### Supplied material
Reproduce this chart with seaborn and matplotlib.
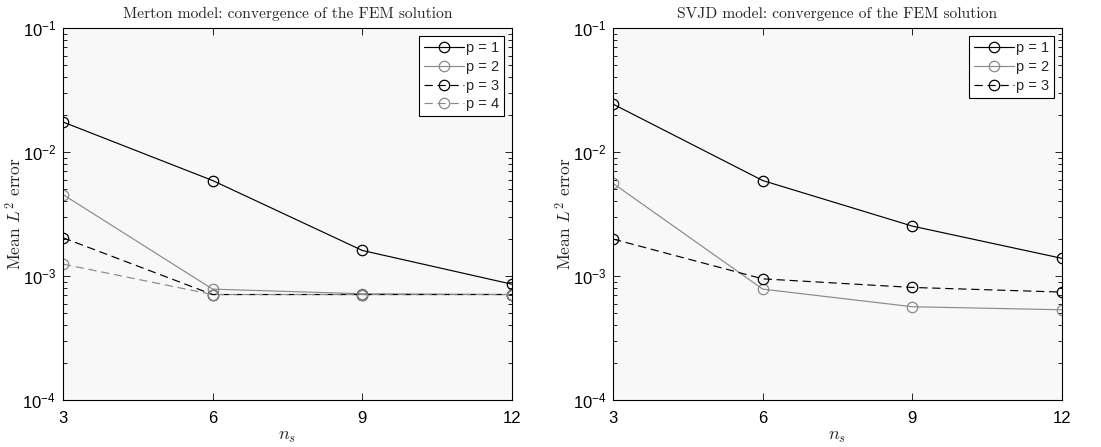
import numpy as np
import pandas as pd
import matplotlib
matplotlib.use("Agg")
import matplotlib.pyplot as plt
import seaborn as sns
from matplotlib.ticker import LogLocator, FixedLocator, FuncFormatter, NullFormatter

# ---------------- data ----------------
ns = [3, 6, 9, 12]

merton_p1 = [1.75e-2, 5.9e-3, 1.61e-3, 8.6e-4]
merton_p2 = [4.55e-3, 7.85e-4, 7.2e-4, 7.1e-4]
merton_p3 = [2.04e-3, 7.1e-4, 7.1e-4, 7.1e-4]
merton_p4 = [1.25e-3, 7.1e-4, 7.1e-4, 7.1e-4]

svjd_p1 = [2.44e-2, 5.9e-3, 2.53e-3, 1.39e-3]
svjd_p2 = [5.6e-3, 7.85e-4, 5.66e-4, 5.35e-4]
svjd_p3 = [1.99e-3, 9.5e-4, 8.1e-4, 7.43e-4]

series_labels = ["p = 1", "p = 2", "p = 3", "p = 4"]
titles = ["Merton model: convergence of the FEM solution",
          "SVJD model: convergence of the FEM solution"]
ytick_vals = [1e-4, 1e-3, 1e-2, 1e-1]

def to_long(series_list):
    rows = []
    for lab, vals in zip(series_labels, series_list):
        for x, v in zip(ns, vals):
            rows.append({"ns": x, "err": v, "p": lab})
    return pd.DataFrame(rows)

df_merton = to_long([merton_p1, merton_p2, merton_p3, merton_p4])
df_svjd = to_long([svjd_p1, svjd_p2, svjd_p3])

# ---------------- style ----------------
sns.set_theme(style="ticks")
plt.rcParams["font.family"] = ["Liberation Sans", "DejaVu Sans"]
plt.rcParams["mathtext.fontset"] = "custom"
plt.rcParams["mathtext.rm"] = "Liberation Sans"
plt.rcParams["mathtext.it"] = "Liberation Sans:italic"
plt.rcParams["mathtext.bf"] = "Liberation Sans:bold"

GREY = "#8a8a8a"
palette = {"p = 1": "black", "p = 2": GREY, "p = 3": "black", "p = 4": GREY}
dashes = {"p = 1": "", "p = 2": "", "p = 3": (7, 4), "p = 4": (7, 4)}

fig = plt.figure(figsize=(11.01, 4.47), dpi=100)
ax1 = fig.add_axes([0.0572, 0.105, 0.4078, 0.832])
ax2 = fig.add_axes([0.5568, 0.105, 0.4078, 0.832])

for ax, df, title in [(ax1, df_merton, titles[0]), (ax2, df_svjd, titles[1])]:
    ax.set_facecolor("#f8f8f8")
    keys = list(df["p"].unique())
    sns.lineplot(data=df, x="ns", y="err", hue="p", style="p",
                 palette={k: palette[k] for k in keys},
                 dashes={k: dashes[k] for k in keys},
                 markers={k: "o" for k in keys},
                 markersize=7.5, markerfacecolor="none", markeredgewidth=0.9,
                 linewidth=0.85, ax=ax)
    for line in ax.get_lines():
        line.set_markeredgecolor(line.get_color())
        line.set_markerfacecolor("none")
    ax.set_yscale("log")
    ax.set_xlim(3, 12)
    ax.set_ylim(1e-4, 1e-1)
    ax.xaxis.set_major_locator(FixedLocator(ns))
    ax.yaxis.set_major_locator(FixedLocator(ytick_vals))
    ax.yaxis.set_minor_locator(LogLocator(base=10, subs=np.arange(2, 10)))
    ax.yaxis.set_minor_formatter(NullFormatter())
    ax.yaxis.set_major_formatter(FuncFormatter(
        lambda v, pos: r"$10^{%d}$" % int(round(np.log10(v)))))
    ax.tick_params(axis="both", which="both", direction="in",
                   top=True, right=True, labelsize=12, colors="black", width=0.6)
    ax.tick_params(axis="both", which="major", length=5)
    ax.tick_params(axis="x", which="major", pad=8)
    ax.tick_params(axis="y", which="major", pad=5)
    ax.tick_params(axis="y", which="minor", length=3)
    for s in ax.spines.values():
        s.set_linewidth(0.8)
        s.set_color("black")
    ax.set_title(title, fontfamily="cmr10", fontsize=11.2, pad=7)
    ax.set_xlabel(r"$n_s$", fontsize=13, math_fontfamily="cm", labelpad=1)
    ax.set_ylabel(r"Mean $L^2$ error", fontfamily="cmr10", fontsize=12.5,
                  math_fontfamily="cm")
    ax.yaxis.set_label_coords(-0.085, 0.5)
    leg = ax.legend(loc="upper right", frameon=True, fancybox=False,
                    edgecolor="black", framealpha=1, facecolor="white",
                    fontsize=10.5, handlelength=2.7, handletextpad=0.15,
                    labelspacing=0.32, borderpad=0.35, borderaxespad=0.55,
                    title=None)
    leg.get_frame().set_linewidth(0.8)
    for h in leg.get_lines():
        h.set_markerfacecolor("none")
        h.set_markeredgecolor(h.get_color())
        h.set_linewidth(0.85)

fig.savefig("out.png", dpi=100, facecolor="white")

### What you should do
Transcribe the listing above verbatim. Omit the pictures.

### Output for this exercise
Reproduce this chart with seaborn and matplotlib.
import numpy as np
import pandas as pd
import matplotlib
matplotlib.use("Agg")
import matplotlib.pyplot as plt
import seaborn as sns
from matplotlib.ticker import LogLocator, FixedLocator, FuncFormatter, NullFormatter

# ---------------- data ----------------
ns = [3, 6, 9, 12]

merton_p1 = [1.75e-2, 5.9e-3, 1.61e-3, 8.6e-4]
merton_p2 = [4.55e-3, 7.85e-4, 7.2e-4, 7.1e-4]
merton_p3 = [2.04e-3, 7.1e-4, 7.1e-4, 7.1e-4]
merton_p4 = [1.25e-3, 7.1e-4, 7.1e-4, 7.1e-4]

svjd_p1 = [2.44e-2, 5.9e-3, 2.53e-3, 1.39e-3]
svjd_p2 = [5.6e-3, 7.85e-4, 5.66e-4, 5.35e-4]
svjd_p3 = [1.99e-3, 9.5e-4, 8.1e-4, 7.43e-4]

series_labels = ["p = 1", "p = 2", "p = 3", "p = 4"]
titles = ["Merton model: convergence of the FEM solution",
          "SVJD model: convergence of the FEM solution"]
ytick_vals = [1e-4, 1e-3, 1e-2, 1e-1]

def to_long(series_list):
    rows = []
    for lab, vals in zip(series_labels, series_list):
        for x, v in zip(ns, vals):
            rows.append({"ns": x, "err": v, "p": lab})
    return pd.DataFrame(rows)

df_merton = to_long([merton_p1, merton_p2, merton_p3, merton_p4])
df_svjd = to_long([svjd_p1, svjd_p2, svjd_p3])

# ---------------- style ----------------
sns.set_theme(style="ticks")
plt.rcParams["font.family"] = ["Liberation Sans", "DejaVu Sans"]
plt.rcParams["mathtext.fontset"] = "custom"
plt.rcParams["mathtext.rm"] = "Liberation Sans"
plt.rcParams["mathtext.it"] = "Liberation Sans:italic"
plt.rcParams["mathtext.bf"] = "Liberation Sans:bold"

GREY = "#8a8a8a"
palette = {"p = 1": "black", "p = 2": GREY, "p = 3": "black", "p = 4": GREY}
dashes = {"p = 1": "", "p = 2": "", "p = 3": (7, 4), "p = 4": (7, 4)}

fig = plt.figure(figsize=(11.01, 4.47), dpi=100)
ax1 = fig.add_axes([0.0572, 0.105, 0.4078, 0.832])
ax2 = fig.add_axes([0.5568, 0.105, 0.4078, 0.832])

for ax, df, title in [(ax1, df_merton, titles[0]), (ax2, df_svjd, titles[1])]:
    ax.set_facecolor("#f8f8f8")
    keys = list(df["p"].unique())
    sns.lineplot(data=df, x="ns", y="err", hue="p", style="p",
                 palette={k: palette[k] for k in keys},
                 dashes={k: dashes[k] for k in keys},
                 markers={k: "o" for k in keys},
                 markersize=7.5, markerfacecolor="none", markeredgewidth=0.9,
                 linewidth=0.85, ax=ax)
    for line in ax.get_lines():
        line.set_markeredgecolor(line.get_color())
        line.set_markerfacecolor("none")
    ax.set_yscale("log")
    ax.set_xlim(3, 12)
    ax.set_ylim(1e-4, 1e-1)
    ax.xaxis.set_major_locator(FixedLocator(ns))
    ax.yaxis.set_major_locator(FixedLocator(ytick_vals))
    ax.yaxis.set_minor_locator(LogLocator(base=10, subs=np.arange(2, 10)))
    ax.yaxis.set_minor_formatter(NullFormatter())
    ax.yaxis.set_major_formatter(FuncFormatter(
        lambda v, pos: r"$10^{%d}$" % int(round(np.log10(v)))))
    ax.tick_params(axis="both", which="both", direction="in",
                   top=True, right=True, labelsize=12, colors="black", width=0.6)
    ax.tick_params(axis="both", which="major", length=5)
    ax.tick_params(axis="x", which="major", pad=8)
    ax.tick_params(axis="y", which="major", pad=5)
    ax.tick_params(axis="y", which="minor", length=3)
    for s in ax.spines.values():
        s.set_linewidth(0.8)
        s.set_color("black")
    ax.set_title(title, fontfamily="cmr10", fontsize=11.2, pad=7)
    ax.set_xlabel(r"$n_s$", fontsize=13, math_fontfamily="cm", labelpad=1)
    ax.set_ylabel(r"Mean $L^2$ error", fontfamily="cmr10", fontsize=12.5,
                  math_fontfamily="cm")
    ax.yaxis.set_label_coords(-0.085, 0.5)
    leg = ax.legend(loc="upper right", frameon=True, fancybox=False,
                    edgecolor="black", framealpha=1, facecolor="white",
                    fontsize=10.5, handlelength=2.7, handletextpad=0.15,
                    labelspacing=0.32, borderpad=0.35, borderaxespad=0.55,
                    title=None)
    leg.get_frame().set_linewidth(0.8)
    for h in leg.get_lines():
        h.set_markerfacecolor("none")
        h.set_markeredgecolor(h.get_color())
        h.set_linewidth(0.85)

fig.savefig("out.png", dpi=100, facecolor="white")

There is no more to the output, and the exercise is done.